▶ WHAT IS EXPECTED: No images are to be carried over; print all other material exactly as it stands.

▶ PROVIDED MATERIAL:
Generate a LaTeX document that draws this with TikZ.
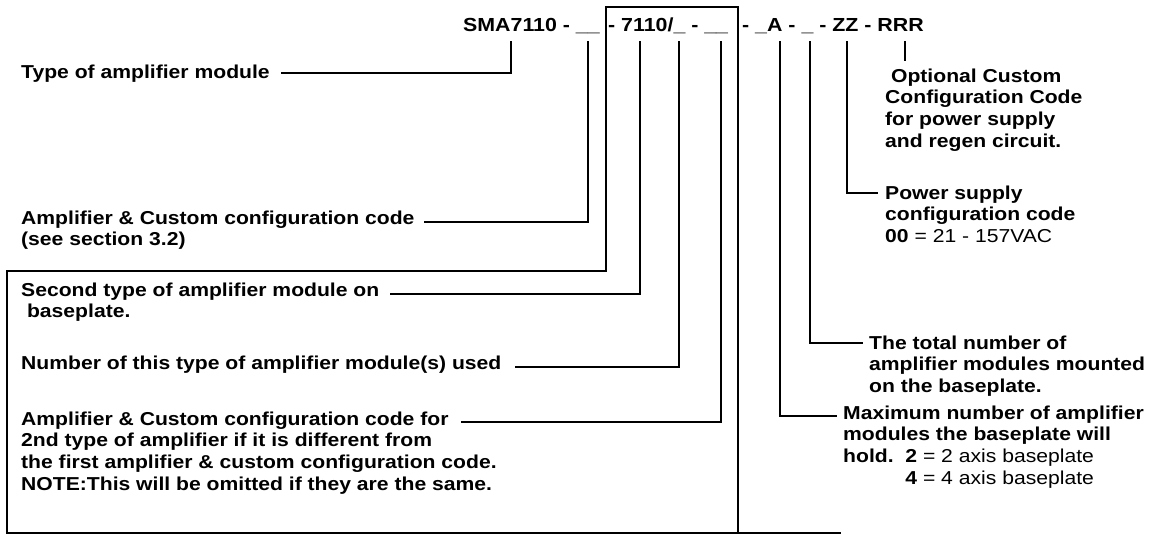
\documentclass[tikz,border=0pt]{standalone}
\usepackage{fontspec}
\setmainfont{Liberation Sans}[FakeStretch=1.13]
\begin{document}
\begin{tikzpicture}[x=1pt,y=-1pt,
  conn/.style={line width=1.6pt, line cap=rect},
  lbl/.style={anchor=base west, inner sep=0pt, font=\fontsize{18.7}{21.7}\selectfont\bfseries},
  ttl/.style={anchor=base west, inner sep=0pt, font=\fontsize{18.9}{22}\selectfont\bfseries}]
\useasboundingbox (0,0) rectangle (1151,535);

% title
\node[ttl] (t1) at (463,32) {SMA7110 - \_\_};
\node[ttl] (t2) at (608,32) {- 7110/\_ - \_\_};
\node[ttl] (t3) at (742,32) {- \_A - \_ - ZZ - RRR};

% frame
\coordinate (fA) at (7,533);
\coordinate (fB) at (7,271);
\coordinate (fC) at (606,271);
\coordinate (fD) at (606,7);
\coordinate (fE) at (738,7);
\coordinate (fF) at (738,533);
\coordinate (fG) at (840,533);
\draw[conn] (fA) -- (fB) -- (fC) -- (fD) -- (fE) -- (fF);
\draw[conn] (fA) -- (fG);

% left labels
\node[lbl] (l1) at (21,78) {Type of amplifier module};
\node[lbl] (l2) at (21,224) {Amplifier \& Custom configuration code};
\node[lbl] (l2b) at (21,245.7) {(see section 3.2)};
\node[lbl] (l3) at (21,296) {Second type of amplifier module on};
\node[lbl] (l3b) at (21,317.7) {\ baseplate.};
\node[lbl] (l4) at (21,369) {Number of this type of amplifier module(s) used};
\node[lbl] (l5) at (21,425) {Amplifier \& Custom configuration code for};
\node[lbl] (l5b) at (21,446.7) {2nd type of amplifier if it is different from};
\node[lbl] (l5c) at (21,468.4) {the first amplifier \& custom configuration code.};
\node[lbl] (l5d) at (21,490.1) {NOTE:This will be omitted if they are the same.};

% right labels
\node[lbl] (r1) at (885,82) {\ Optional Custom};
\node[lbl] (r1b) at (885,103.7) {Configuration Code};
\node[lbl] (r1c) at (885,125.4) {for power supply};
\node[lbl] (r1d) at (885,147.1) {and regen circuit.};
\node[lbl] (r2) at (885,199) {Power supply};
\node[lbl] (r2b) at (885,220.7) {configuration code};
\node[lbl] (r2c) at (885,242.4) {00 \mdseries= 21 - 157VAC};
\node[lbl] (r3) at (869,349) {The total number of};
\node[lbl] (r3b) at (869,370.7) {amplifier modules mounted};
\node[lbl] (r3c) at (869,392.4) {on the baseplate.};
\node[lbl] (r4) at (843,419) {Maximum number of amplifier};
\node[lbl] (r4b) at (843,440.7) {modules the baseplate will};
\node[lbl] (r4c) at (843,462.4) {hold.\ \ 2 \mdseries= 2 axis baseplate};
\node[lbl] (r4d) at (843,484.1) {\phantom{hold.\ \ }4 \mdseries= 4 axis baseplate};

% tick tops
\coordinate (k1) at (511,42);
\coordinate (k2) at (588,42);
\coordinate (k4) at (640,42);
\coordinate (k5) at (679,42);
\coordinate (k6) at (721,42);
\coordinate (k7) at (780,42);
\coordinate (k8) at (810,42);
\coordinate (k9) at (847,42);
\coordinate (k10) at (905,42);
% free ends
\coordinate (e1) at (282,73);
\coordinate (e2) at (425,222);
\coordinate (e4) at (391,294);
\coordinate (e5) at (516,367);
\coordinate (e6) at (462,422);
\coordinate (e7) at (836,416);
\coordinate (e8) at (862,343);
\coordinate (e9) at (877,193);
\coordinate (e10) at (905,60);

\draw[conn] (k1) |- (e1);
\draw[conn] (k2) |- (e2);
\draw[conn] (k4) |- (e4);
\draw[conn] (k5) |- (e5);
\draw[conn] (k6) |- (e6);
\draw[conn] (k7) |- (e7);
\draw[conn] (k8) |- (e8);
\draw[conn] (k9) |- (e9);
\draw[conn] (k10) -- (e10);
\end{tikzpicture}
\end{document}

▶ RESPONSE TO THE EXERCISE:
Generate a LaTeX document that draws this with TikZ.
\documentclass[tikz,border=0pt]{standalone}
\usepackage{fontspec}
\setmainfont{Liberation Sans}[FakeStretch=1.13]
\begin{document}
\begin{tikzpicture}[x=1pt,y=-1pt,
  conn/.style={line width=1.6pt, line cap=rect},
  lbl/.style={anchor=base west, inner sep=0pt, font=\fontsize{18.7}{21.7}\selectfont\bfseries},
  ttl/.style={anchor=base west, inner sep=0pt, font=\fontsize{18.9}{22}\selectfont\bfseries}]
\useasboundingbox (0,0) rectangle (1151,535);

% title
\node[ttl] (t1) at (463,32) {SMA7110 - \_\_};
\node[ttl] (t2) at (608,32) {- 7110/\_ - \_\_};
\node[ttl] (t3) at (742,32) {- \_A - \_ - ZZ - RRR};

% frame
\coordinate (fA) at (7,533);
\coordinate (fB) at (7,271);
\coordinate (fC) at (606,271);
\coordinate (fD) at (606,7);
\coordinate (fE) at (738,7);
\coordinate (fF) at (738,533);
\coordinate (fG) at (840,533);
\draw[conn] (fA) -- (fB) -- (fC) -- (fD) -- (fE) -- (fF);
\draw[conn] (fA) -- (fG);

% left labels
\node[lbl] (l1) at (21,78) {Type of amplifier module};
\node[lbl] (l2) at (21,224) {Amplifier \& Custom configuration code};
\node[lbl] (l2b) at (21,245.7) {(see section 3.2)};
\node[lbl] (l3) at (21,296) {Second type of amplifier module on};
\node[lbl] (l3b) at (21,317.7) {\ baseplate.};
\node[lbl] (l4) at (21,369) {Number of this type of amplifier module(s) used};
\node[lbl] (l5) at (21,425) {Amplifier \& Custom configuration code for};
\node[lbl] (l5b) at (21,446.7) {2nd type of amplifier if it is different from};
\node[lbl] (l5c) at (21,468.4) {the first amplifier \& custom configuration code.};
\node[lbl] (l5d) at (21,490.1) {NOTE:This will be omitted if they are the same.};

% right labels
\node[lbl] (r1) at (885,82) {\ Optional Custom};
\node[lbl] (r1b) at (885,103.7) {Configuration Code};
\node[lbl] (r1c) at (885,125.4) {for power supply};
\node[lbl] (r1d) at (885,147.1) {and regen circuit.};
\node[lbl] (r2) at (885,199) {Power supply};
\node[lbl] (r2b) at (885,220.7) {configuration code};
\node[lbl] (r2c) at (885,242.4) {00 \mdseries= 21 - 157VAC};
\node[lbl] (r3) at (869,349) {The total number of};
\node[lbl] (r3b) at (869,370.7) {amplifier modules mounted};
\node[lbl] (r3c) at (869,392.4) {on the baseplate.};
\node[lbl] (r4) at (843,419) {Maximum number of amplifier};
\node[lbl] (r4b) at (843,440.7) {modules the baseplate will};
\node[lbl] (r4c) at (843,462.4) {hold.\ \ 2 \mdseries= 2 axis baseplate};
\node[lbl] (r4d) at (843,484.1) {\phantom{hold.\ \ }4 \mdseries= 4 axis baseplate};

% tick tops
\coordinate (k1) at (511,42);
\coordinate (k2) at (588,42);
\coordinate (k4) at (640,42);
\coordinate (k5) at (679,42);
\coordinate (k6) at (721,42);
\coordinate (k7) at (780,42);
\coordinate (k8) at (810,42);
\coordinate (k9) at (847,42);
\coordinate (k10) at (905,42);
% free ends
\coordinate (e1) at (282,73);
\coordinate (e2) at (425,222);
\coordinate (e4) at (391,294);
\coordinate (e5) at (516,367);
\coordinate (e6) at (462,422);
\coordinate (e7) at (836,416);
\coordinate (e8) at (862,343);
\coordinate (e9) at (877,193);
\coordinate (e10) at (905,60);

\draw[conn] (k1) |- (e1);
\draw[conn] (k2) |- (e2);
\draw[conn] (k4) |- (e4);
\draw[conn] (k5) |- (e5);
\draw[conn] (k6) |- (e6);
\draw[conn] (k7) |- (e7);
\draw[conn] (k8) |- (e8);
\draw[conn] (k9) |- (e9);
\draw[conn] (k10) -- (e10);
\end{tikzpicture}
\end{document}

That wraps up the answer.